1.5 Dat leidt met het oog op de mogelijkheid van verrekening in dit geval ook niet tot een onaanvaardbaar resultaat. De partijen zijn het er over eens dat verrekend wordt voorzover de vorderingen komen vast te staan. Maar afgezien daarvan kan Spark een verrekeningsverklaring aan de curator uitbrengen en bij wege van verweer tegen de vordering in reconventie een beroep doen op verrekening, waartegenover de curator zich dan blijkens art. 53 lid 3 F niet mag beroepen op art. 6:136 BW. Aldus wordt Spark haar eventuele mogelijkheid tot verrekening niet ontnomen of illusoir gemaakt. In reconventie kan nu eerst over de gegrondheid van de vordering verder worden gedebatteerd en beslist. Afhankelijk van de uitkomst daarvan zal de rechtbank te zijner tijd verder zien hoe te handelen met een eventueel verrekeningsverweer. Denkbaar zou zijn dat indien dan nog geen duidelijkheid bestaat over de vordering die in conventie is in gesteld, een eventuele veroordeling in een dictum in reconventie wordt aangehouden totdat duidelijkheid bestaat over de vordering die in conventie is in gesteld. De curator heeft dan in ieder geval duidelijkheid over de gegrondheid van de vordering in reconventie, terwijl Spark niet het risico loopt van onmogelijkheid van verrekening. Dit is overigens niet meer dan een voorlopig oordeel over hoe het zou kunnen gaan. De rechtbank zal daarover later beslissen.

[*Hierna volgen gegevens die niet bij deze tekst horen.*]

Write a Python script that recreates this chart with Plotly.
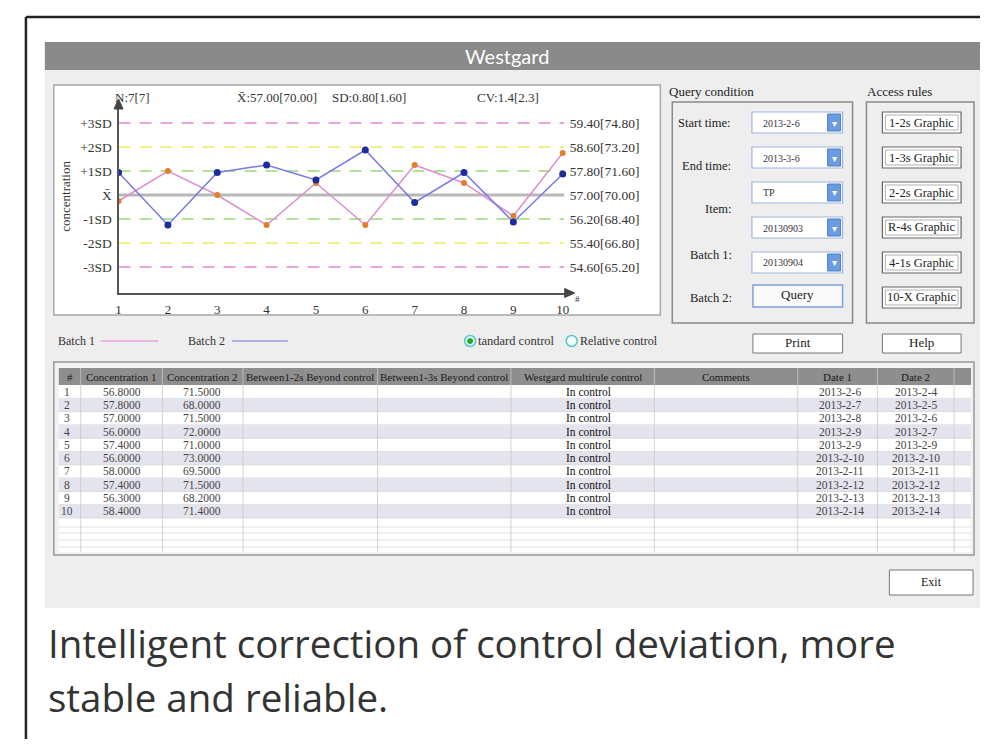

1.6 De conclusie is dat de procedure in conventie geschorst blijft en dat die in reconventie wordt voortgezet. De rechtbank zal de zaak in reconventie naar de rol verwijzen voor beraad/uitlating beide partijen. Indien de partijen in plaats van pleidooi te vragen een akte willen nemen zal de rechtbank dat toestaan, maar dan ieder van partijen slechts één keer.
1.7 Iedere verdere beslissing zal worden aangehouden.
De beslissing
De rechtbank
in conventie:
verstaat dat de procedure is geschorst;
in reconventie:
verwijst de zaak naar de rol van woensdag 13 juli 2005 voor beraad/uitlating beide partijen;
houdt iedere verdere beslissing aan.
Dit vonnis is gewezen door mr. R.J.B. Boonekamp en in het openbaar uitgesproken op 29 juni 2005.